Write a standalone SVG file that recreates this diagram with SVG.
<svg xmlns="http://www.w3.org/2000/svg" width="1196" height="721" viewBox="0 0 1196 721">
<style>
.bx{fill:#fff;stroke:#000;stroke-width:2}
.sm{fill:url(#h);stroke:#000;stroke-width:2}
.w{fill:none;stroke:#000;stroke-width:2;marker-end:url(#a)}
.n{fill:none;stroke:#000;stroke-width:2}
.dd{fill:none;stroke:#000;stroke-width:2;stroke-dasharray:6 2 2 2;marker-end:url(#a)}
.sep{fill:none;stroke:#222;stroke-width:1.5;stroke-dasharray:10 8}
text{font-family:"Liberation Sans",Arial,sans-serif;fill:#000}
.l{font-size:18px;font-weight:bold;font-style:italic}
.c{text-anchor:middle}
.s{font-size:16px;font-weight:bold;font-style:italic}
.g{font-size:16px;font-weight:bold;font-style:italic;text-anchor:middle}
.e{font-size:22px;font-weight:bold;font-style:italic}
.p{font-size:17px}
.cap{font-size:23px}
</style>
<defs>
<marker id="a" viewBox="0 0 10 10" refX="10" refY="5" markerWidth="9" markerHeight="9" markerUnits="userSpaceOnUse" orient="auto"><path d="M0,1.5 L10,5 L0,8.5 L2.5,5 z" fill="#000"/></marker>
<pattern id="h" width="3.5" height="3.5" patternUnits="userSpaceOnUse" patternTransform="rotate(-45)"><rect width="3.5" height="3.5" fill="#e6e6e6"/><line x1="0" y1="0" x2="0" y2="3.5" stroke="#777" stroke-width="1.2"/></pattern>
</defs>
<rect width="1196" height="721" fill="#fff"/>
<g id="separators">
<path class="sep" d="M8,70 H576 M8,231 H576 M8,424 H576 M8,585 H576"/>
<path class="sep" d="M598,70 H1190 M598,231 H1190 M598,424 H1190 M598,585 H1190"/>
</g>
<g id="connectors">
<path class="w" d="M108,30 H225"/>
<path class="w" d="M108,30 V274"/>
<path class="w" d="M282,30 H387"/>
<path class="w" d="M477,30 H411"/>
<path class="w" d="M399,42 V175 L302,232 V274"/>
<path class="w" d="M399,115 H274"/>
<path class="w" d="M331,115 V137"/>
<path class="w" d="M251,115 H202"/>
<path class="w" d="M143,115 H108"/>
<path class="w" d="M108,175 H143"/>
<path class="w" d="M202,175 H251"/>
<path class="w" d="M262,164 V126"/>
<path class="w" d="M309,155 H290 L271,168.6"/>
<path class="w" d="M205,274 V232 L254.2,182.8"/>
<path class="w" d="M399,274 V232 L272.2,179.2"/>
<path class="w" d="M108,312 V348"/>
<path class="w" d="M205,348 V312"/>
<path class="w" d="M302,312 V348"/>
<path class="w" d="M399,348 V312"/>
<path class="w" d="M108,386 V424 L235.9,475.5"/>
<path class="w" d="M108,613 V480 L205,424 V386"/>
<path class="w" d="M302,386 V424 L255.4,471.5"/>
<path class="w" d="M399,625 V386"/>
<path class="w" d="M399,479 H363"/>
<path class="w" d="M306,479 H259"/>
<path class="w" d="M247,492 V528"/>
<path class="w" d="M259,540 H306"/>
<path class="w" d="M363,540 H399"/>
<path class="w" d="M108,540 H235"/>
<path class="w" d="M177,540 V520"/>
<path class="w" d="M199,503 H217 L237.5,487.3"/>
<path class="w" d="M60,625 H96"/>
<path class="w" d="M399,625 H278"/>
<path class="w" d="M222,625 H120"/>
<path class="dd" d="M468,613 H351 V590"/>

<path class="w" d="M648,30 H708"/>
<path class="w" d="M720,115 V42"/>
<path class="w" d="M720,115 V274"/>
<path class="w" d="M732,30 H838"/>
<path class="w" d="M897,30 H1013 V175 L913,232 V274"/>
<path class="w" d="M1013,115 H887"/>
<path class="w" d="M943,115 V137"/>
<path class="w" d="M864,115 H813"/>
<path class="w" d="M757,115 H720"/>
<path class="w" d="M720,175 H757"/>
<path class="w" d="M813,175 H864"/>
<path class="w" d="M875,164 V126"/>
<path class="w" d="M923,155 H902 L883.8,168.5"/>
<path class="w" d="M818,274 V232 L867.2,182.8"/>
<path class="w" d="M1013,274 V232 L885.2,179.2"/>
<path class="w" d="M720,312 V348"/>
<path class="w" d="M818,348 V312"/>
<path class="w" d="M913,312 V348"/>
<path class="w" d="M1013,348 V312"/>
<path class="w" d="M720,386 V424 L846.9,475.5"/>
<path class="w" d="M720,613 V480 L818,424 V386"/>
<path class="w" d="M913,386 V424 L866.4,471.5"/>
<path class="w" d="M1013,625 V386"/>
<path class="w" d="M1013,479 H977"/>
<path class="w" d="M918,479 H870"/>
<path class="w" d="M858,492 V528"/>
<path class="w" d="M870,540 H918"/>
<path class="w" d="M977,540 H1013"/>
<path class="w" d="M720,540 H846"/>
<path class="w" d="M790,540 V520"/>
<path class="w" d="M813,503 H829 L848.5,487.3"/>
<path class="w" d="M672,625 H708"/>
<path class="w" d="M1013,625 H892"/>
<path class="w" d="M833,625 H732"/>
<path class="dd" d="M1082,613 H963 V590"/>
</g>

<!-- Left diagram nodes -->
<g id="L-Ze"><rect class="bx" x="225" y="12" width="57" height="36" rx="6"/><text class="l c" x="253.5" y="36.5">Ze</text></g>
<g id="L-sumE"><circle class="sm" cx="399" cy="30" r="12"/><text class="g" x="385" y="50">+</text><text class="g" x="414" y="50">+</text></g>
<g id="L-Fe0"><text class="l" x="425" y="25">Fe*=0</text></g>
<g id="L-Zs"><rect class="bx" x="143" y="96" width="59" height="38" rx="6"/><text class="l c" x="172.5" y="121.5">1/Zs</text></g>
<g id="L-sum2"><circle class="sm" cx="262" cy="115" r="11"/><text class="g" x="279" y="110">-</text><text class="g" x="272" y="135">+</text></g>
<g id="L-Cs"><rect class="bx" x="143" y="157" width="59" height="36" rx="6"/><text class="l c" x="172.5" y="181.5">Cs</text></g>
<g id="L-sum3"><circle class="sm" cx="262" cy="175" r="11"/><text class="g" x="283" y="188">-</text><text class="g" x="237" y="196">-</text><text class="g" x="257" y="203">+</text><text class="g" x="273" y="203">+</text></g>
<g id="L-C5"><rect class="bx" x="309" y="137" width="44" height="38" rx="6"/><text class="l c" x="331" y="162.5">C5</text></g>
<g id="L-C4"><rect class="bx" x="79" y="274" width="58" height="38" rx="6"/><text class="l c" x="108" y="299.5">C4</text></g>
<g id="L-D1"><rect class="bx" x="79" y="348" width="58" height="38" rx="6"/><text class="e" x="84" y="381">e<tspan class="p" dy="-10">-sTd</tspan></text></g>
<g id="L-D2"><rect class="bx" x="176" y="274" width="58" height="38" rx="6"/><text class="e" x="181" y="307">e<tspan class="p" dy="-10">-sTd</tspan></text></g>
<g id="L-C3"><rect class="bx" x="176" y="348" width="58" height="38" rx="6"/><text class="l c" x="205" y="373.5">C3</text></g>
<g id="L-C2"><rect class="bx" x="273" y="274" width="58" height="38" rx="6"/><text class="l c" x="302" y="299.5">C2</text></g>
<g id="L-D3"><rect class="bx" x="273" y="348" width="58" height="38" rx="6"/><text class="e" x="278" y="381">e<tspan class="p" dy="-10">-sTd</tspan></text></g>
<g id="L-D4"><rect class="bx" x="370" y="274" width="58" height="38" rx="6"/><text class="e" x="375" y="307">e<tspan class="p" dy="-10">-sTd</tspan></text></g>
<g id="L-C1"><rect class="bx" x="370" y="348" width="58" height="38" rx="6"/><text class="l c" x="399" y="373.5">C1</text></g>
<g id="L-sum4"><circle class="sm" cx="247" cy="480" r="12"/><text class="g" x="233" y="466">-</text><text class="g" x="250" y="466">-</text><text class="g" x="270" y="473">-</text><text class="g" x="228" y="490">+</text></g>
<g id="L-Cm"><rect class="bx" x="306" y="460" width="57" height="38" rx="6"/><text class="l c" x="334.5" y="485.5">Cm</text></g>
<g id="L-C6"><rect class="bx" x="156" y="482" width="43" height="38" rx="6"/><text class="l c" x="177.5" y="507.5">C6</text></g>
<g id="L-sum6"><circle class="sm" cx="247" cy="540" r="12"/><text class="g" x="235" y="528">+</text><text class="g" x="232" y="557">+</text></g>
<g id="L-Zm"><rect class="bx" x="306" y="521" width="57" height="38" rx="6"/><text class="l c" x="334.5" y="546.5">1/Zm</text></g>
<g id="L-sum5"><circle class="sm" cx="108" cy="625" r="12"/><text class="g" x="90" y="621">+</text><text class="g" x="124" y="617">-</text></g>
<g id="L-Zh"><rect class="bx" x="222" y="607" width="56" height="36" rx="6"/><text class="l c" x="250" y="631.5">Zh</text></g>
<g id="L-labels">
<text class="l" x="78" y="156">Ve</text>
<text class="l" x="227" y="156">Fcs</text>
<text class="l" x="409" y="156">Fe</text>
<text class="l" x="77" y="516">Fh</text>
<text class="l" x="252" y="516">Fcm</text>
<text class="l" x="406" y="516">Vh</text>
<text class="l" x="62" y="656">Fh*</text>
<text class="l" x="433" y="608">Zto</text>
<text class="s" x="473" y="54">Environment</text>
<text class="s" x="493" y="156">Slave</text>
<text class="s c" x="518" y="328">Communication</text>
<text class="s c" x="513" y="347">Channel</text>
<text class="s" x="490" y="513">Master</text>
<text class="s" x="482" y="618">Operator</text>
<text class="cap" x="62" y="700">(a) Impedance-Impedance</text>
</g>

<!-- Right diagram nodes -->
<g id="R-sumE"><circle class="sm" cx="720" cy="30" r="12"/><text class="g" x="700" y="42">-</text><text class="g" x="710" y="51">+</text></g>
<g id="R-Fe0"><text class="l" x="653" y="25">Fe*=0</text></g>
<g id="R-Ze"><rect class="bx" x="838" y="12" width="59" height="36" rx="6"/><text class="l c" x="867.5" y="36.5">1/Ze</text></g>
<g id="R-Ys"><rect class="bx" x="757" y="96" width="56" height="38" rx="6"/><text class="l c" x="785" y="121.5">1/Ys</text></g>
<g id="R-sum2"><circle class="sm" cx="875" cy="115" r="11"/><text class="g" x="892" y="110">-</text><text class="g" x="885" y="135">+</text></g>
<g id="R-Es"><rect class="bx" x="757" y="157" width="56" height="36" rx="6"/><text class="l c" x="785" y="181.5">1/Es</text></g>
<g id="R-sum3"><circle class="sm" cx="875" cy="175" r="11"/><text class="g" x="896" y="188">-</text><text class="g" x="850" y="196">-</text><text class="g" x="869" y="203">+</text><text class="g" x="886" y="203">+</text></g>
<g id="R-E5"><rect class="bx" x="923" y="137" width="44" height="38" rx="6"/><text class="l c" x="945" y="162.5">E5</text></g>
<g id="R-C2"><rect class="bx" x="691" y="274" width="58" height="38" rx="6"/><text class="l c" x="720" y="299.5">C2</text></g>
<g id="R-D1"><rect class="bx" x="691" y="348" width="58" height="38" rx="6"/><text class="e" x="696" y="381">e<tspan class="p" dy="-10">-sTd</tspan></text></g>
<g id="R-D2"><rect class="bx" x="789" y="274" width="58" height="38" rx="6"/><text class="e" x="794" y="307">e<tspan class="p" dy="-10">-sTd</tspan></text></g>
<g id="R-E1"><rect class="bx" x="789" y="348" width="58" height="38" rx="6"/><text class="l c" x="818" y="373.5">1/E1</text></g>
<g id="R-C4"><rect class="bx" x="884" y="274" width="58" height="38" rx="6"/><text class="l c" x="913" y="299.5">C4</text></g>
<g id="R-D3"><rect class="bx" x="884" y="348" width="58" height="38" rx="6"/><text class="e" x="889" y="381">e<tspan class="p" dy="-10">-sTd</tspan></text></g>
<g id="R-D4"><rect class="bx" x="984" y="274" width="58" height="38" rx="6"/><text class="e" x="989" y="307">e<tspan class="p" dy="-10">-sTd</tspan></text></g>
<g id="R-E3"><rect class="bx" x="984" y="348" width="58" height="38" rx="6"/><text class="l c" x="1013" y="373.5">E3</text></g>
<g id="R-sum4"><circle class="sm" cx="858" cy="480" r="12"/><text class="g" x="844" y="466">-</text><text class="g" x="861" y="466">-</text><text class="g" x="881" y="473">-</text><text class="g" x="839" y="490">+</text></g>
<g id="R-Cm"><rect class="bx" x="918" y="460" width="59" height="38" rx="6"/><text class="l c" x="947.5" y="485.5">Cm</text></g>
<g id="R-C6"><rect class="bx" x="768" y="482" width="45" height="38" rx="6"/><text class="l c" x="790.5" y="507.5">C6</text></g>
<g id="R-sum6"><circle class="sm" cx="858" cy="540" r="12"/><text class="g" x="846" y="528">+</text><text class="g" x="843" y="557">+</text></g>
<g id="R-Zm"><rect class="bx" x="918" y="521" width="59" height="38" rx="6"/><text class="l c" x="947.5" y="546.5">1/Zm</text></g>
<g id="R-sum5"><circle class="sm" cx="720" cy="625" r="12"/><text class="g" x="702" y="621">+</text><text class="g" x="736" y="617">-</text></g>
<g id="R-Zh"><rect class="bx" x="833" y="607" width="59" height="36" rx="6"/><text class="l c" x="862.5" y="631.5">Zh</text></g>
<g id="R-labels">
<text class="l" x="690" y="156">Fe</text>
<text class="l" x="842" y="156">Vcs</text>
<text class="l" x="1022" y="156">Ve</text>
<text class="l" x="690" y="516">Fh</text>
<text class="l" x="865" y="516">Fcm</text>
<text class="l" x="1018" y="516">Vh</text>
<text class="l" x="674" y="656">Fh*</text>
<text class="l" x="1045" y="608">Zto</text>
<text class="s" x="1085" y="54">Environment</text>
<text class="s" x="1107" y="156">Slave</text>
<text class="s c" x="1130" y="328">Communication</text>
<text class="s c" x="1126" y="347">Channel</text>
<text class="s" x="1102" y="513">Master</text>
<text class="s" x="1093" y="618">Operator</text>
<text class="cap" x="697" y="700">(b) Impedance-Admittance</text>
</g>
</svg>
---------------
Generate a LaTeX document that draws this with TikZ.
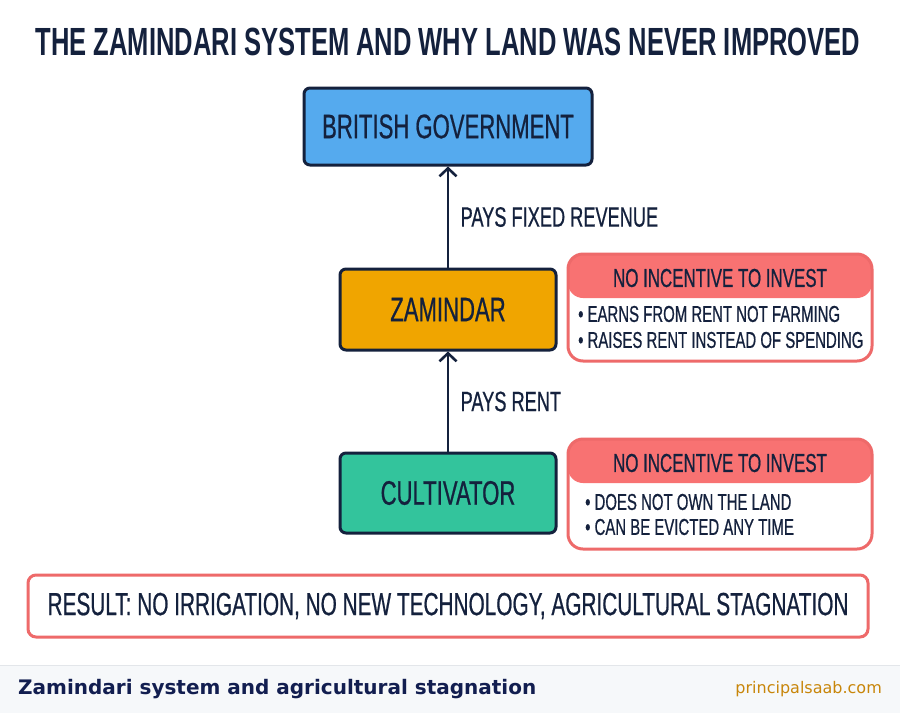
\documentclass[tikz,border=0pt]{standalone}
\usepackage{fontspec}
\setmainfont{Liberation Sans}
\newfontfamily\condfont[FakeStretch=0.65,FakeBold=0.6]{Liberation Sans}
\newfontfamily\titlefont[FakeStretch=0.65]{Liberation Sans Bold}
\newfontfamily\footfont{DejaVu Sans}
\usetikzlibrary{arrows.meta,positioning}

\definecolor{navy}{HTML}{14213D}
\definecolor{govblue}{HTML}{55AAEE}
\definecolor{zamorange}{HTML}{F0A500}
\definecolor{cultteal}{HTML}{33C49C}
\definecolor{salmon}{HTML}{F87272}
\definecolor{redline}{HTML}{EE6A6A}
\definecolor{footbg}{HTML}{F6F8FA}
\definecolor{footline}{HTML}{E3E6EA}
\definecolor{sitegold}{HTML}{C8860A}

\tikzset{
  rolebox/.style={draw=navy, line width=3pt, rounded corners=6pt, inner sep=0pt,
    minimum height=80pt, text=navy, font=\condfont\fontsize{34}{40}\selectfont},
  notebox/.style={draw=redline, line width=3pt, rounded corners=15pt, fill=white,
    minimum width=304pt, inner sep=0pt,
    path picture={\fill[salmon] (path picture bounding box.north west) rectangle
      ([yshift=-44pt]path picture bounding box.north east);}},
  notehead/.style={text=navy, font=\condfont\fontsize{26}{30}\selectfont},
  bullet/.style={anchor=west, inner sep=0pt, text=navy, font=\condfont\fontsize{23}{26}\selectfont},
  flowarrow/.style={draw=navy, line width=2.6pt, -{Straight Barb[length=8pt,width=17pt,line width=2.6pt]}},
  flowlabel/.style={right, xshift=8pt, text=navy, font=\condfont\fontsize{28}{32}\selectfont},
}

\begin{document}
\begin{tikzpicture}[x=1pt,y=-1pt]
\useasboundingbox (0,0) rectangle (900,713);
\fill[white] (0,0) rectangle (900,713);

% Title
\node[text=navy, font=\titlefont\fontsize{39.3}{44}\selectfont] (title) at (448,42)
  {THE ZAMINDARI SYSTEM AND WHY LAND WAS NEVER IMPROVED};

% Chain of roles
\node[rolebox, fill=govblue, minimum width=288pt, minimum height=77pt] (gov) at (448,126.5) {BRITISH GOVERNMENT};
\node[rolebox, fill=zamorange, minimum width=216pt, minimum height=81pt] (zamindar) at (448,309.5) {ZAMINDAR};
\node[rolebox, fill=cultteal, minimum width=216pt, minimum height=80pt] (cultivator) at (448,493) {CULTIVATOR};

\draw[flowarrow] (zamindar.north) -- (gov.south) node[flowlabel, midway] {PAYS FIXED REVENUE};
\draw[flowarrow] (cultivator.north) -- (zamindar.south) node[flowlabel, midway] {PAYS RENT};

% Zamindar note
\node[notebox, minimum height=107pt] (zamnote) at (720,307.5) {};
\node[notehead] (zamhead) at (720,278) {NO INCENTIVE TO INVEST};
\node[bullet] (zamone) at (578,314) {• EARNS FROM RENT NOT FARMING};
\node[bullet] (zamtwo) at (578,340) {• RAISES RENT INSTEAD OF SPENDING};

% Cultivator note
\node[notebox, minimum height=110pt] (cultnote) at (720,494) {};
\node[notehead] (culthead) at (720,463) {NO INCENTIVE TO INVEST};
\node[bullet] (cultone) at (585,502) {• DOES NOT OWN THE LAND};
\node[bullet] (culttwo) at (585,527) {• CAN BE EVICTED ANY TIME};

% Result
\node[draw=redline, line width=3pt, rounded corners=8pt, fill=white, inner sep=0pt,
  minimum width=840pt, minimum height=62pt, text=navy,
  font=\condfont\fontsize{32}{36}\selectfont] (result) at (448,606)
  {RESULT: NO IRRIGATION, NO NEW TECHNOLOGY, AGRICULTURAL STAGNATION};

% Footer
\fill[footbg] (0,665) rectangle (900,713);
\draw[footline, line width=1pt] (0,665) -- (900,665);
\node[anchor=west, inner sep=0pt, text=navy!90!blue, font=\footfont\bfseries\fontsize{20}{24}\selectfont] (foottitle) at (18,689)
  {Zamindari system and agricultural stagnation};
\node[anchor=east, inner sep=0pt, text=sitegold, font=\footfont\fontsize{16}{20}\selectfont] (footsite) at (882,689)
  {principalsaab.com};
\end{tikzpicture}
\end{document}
---------------
What the task asks> Scan the records for the string "this". Copy each line in which it appears.

Completed exercise>
Write a standalone SVG file that recreates this diagram with SVG.
Generate a LaTeX document that draws this with TikZ.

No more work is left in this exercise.